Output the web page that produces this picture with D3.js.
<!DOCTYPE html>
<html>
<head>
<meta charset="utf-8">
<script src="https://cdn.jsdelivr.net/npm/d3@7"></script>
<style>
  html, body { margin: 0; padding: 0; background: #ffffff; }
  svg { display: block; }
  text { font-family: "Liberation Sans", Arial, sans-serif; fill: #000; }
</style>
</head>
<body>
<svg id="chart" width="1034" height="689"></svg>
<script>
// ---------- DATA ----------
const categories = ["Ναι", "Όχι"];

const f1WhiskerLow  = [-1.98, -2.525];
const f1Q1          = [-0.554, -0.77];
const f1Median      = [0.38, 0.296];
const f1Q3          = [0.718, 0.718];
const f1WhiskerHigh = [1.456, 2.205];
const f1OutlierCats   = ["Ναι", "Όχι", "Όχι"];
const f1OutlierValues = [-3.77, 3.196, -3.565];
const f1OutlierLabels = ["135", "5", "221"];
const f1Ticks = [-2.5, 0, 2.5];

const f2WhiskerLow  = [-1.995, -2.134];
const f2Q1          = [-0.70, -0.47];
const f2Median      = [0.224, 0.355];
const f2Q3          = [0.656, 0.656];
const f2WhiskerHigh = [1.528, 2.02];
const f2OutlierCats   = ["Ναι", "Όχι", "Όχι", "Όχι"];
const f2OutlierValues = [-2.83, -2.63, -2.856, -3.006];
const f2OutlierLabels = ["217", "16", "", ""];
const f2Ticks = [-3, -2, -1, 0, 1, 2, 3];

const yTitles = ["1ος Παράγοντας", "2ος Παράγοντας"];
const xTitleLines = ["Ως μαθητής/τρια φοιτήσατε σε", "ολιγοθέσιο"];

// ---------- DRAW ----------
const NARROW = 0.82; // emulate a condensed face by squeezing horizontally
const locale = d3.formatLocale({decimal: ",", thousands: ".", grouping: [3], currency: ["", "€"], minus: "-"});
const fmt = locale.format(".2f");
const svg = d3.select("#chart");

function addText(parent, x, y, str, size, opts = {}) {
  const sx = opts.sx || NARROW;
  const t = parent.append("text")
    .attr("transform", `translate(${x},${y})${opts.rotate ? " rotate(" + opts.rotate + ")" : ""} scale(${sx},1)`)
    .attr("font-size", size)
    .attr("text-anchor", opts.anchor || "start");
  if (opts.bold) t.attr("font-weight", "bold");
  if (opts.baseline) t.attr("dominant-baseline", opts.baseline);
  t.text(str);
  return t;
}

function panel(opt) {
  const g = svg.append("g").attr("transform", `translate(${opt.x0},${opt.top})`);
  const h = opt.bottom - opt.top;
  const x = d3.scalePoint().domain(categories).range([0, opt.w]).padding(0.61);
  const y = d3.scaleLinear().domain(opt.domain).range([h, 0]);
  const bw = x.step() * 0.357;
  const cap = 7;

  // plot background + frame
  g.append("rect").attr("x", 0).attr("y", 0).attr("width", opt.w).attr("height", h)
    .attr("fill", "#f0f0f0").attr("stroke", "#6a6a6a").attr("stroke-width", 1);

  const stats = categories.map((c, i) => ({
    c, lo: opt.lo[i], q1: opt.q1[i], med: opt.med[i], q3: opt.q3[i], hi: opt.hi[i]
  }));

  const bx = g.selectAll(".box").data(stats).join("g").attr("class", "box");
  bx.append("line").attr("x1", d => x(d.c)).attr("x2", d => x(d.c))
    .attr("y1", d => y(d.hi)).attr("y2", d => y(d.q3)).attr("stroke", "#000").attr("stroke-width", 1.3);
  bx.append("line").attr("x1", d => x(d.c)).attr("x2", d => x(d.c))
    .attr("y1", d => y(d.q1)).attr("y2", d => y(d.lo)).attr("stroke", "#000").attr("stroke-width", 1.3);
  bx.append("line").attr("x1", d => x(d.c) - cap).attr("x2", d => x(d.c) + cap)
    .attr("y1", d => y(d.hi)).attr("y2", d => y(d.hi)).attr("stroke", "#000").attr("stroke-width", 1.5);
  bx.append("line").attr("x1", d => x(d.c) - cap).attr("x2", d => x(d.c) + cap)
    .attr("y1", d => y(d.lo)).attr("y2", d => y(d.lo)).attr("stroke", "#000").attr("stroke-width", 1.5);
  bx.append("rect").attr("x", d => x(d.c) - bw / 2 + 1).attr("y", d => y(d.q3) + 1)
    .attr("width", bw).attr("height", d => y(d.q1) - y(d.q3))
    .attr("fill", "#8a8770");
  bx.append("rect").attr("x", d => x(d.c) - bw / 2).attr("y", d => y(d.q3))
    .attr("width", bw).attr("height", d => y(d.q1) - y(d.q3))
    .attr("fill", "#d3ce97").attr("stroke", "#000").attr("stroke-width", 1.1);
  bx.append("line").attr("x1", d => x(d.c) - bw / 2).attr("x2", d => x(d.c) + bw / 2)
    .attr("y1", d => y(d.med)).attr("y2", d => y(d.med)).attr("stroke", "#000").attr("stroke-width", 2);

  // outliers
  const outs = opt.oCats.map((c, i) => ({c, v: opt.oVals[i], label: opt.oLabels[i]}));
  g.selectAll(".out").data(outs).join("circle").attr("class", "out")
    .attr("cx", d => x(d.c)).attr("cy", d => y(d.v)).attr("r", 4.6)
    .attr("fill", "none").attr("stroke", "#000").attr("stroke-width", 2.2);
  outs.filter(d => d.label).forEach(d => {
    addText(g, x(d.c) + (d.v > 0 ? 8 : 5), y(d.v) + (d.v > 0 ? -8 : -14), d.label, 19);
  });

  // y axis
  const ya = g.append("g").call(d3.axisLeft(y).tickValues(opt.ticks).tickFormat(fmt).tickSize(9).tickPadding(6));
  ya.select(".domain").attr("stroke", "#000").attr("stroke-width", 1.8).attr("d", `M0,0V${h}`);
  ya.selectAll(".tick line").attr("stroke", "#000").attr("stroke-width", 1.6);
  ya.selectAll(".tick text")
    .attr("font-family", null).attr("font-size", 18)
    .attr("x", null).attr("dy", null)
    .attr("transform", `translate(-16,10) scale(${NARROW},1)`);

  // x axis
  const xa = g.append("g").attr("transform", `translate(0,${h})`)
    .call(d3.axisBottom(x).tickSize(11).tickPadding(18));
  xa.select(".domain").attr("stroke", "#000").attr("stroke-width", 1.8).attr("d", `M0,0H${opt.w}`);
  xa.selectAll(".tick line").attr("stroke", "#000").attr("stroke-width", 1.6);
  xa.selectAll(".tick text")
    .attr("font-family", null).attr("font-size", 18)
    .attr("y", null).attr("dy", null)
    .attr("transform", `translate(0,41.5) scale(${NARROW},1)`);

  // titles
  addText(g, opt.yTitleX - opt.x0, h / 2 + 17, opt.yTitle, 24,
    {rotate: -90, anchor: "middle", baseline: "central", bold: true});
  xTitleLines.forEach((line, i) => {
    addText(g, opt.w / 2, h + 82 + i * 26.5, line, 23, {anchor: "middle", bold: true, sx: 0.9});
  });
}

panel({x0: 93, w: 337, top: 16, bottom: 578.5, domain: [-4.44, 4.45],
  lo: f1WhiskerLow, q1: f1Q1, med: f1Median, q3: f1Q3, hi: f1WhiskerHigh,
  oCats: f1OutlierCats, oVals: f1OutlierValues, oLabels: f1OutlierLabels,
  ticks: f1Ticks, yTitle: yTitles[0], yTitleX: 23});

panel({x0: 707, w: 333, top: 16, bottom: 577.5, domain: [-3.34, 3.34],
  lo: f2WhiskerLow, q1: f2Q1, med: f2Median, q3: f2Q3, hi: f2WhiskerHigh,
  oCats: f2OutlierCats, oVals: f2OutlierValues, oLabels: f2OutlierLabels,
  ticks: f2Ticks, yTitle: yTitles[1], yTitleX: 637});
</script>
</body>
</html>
* * *
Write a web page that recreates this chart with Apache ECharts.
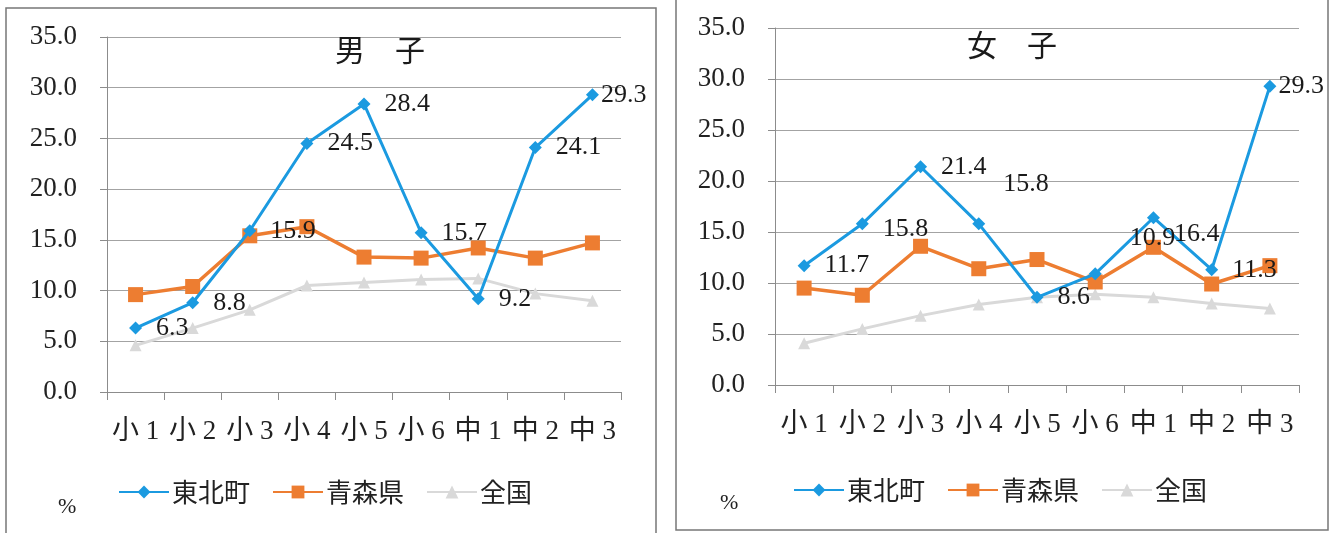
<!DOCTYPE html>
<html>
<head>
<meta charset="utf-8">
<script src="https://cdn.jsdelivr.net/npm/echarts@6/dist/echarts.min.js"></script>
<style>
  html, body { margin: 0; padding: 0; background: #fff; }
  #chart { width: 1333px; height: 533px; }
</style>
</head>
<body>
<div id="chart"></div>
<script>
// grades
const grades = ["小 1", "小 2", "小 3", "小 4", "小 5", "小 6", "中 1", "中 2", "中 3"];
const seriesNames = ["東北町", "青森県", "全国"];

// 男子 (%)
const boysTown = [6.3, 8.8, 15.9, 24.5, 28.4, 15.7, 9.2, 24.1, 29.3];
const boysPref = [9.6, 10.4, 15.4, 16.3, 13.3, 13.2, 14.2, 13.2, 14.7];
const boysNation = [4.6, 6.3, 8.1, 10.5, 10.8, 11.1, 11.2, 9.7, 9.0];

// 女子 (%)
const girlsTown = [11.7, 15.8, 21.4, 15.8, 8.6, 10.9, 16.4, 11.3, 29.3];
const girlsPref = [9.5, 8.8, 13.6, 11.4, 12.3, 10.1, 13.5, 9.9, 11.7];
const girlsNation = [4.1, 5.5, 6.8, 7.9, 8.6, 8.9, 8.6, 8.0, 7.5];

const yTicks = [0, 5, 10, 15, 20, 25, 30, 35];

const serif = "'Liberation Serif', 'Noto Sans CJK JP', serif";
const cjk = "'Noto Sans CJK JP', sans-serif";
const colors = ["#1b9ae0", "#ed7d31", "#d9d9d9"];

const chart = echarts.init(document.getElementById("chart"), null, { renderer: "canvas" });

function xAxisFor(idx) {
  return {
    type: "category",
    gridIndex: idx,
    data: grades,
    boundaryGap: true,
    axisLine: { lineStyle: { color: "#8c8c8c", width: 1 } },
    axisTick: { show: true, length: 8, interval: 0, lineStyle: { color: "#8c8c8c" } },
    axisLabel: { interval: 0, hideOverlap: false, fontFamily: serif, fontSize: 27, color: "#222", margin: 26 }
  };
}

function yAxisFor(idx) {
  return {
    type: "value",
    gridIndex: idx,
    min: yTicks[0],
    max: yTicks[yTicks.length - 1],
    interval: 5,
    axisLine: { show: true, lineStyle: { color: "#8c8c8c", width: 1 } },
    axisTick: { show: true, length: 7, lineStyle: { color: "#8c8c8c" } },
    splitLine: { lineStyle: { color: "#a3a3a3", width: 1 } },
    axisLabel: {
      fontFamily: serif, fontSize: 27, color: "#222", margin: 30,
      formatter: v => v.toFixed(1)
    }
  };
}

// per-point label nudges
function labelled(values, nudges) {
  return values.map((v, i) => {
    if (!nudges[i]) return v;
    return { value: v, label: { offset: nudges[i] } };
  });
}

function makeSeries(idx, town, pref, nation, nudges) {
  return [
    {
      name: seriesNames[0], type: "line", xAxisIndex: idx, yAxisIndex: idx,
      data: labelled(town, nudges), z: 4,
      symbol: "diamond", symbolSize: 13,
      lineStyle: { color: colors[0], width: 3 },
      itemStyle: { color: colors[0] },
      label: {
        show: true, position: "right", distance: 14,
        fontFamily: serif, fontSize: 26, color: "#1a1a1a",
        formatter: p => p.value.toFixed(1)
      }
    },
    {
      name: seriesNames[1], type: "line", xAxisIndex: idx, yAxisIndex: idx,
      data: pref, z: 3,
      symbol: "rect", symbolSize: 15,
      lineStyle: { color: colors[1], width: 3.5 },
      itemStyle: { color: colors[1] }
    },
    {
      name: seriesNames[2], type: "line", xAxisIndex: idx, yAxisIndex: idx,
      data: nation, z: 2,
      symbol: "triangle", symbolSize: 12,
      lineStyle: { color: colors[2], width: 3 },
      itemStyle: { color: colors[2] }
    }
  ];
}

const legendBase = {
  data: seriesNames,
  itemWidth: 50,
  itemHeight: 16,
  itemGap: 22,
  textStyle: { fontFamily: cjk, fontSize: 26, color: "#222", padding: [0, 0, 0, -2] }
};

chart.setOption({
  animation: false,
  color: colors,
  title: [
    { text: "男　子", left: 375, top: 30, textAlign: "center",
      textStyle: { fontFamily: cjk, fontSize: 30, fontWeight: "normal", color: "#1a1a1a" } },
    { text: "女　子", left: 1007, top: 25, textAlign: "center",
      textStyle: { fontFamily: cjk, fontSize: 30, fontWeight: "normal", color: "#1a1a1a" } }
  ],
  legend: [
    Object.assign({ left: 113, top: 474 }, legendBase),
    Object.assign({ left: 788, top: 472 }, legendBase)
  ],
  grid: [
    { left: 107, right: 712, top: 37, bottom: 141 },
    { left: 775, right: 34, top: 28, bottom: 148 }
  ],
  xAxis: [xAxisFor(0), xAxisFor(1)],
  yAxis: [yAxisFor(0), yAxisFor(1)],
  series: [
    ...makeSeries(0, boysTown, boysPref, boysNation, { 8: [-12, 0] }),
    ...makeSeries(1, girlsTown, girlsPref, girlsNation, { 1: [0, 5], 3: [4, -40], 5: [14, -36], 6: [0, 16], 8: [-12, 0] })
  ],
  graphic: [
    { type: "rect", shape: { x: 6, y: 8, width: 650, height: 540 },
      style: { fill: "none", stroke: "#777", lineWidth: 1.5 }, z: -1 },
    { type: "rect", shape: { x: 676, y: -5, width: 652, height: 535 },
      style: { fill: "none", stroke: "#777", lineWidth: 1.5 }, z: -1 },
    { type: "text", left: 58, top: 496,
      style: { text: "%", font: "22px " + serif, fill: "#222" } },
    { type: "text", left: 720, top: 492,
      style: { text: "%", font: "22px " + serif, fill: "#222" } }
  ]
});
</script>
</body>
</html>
* * *
**WORK TO DO**
Retype the section that opens with the line holding "Write a web" and closes with the line holding "const yTicks = [0, 5, 10, 15, 20, 25, 30, 35];", exactly as it reads, without any pictures.

**EXERCISE ANSWER**
Write a web page that recreates this chart with Apache ECharts.
<!DOCTYPE html>
<html>
<head>
<meta charset="utf-8">
<script src="https://cdn.jsdelivr.net/npm/echarts@6/dist/echarts.min.js"></script>
<style>
  html, body { margin: 0; padding: 0; background: #fff; }
  #chart { width: 1333px; height: 533px; }
</style>
</head>
<body>
<div id="chart"></div>
<script>
// grades
const grades = ["小 1", "小 2", "小 3", "小 4", "小 5", "小 6", "中 1", "中 2", "中 3"];
const seriesNames = ["東北町", "青森県", "全国"];

// 男子 (%)
const boysTown = [6.3, 8.8, 15.9, 24.5, 28.4, 15.7, 9.2, 24.1, 29.3];
const boysPref = [9.6, 10.4, 15.4, 16.3, 13.3, 13.2, 14.2, 13.2, 14.7];
const boysNation = [4.6, 6.3, 8.1, 10.5, 10.8, 11.1, 11.2, 9.7, 9.0];

// 女子 (%)
const girlsTown = [11.7, 15.8, 21.4, 15.8, 8.6, 10.9, 16.4, 11.3, 29.3];
const girlsPref = [9.5, 8.8, 13.6, 11.4, 12.3, 10.1, 13.5, 9.9, 11.7];
const girlsNation = [4.1, 5.5, 6.8, 7.9, 8.6, 8.9, 8.6, 8.0, 7.5];

const yTicks = [0, 5, 10, 15, 20, 25, 30, 35];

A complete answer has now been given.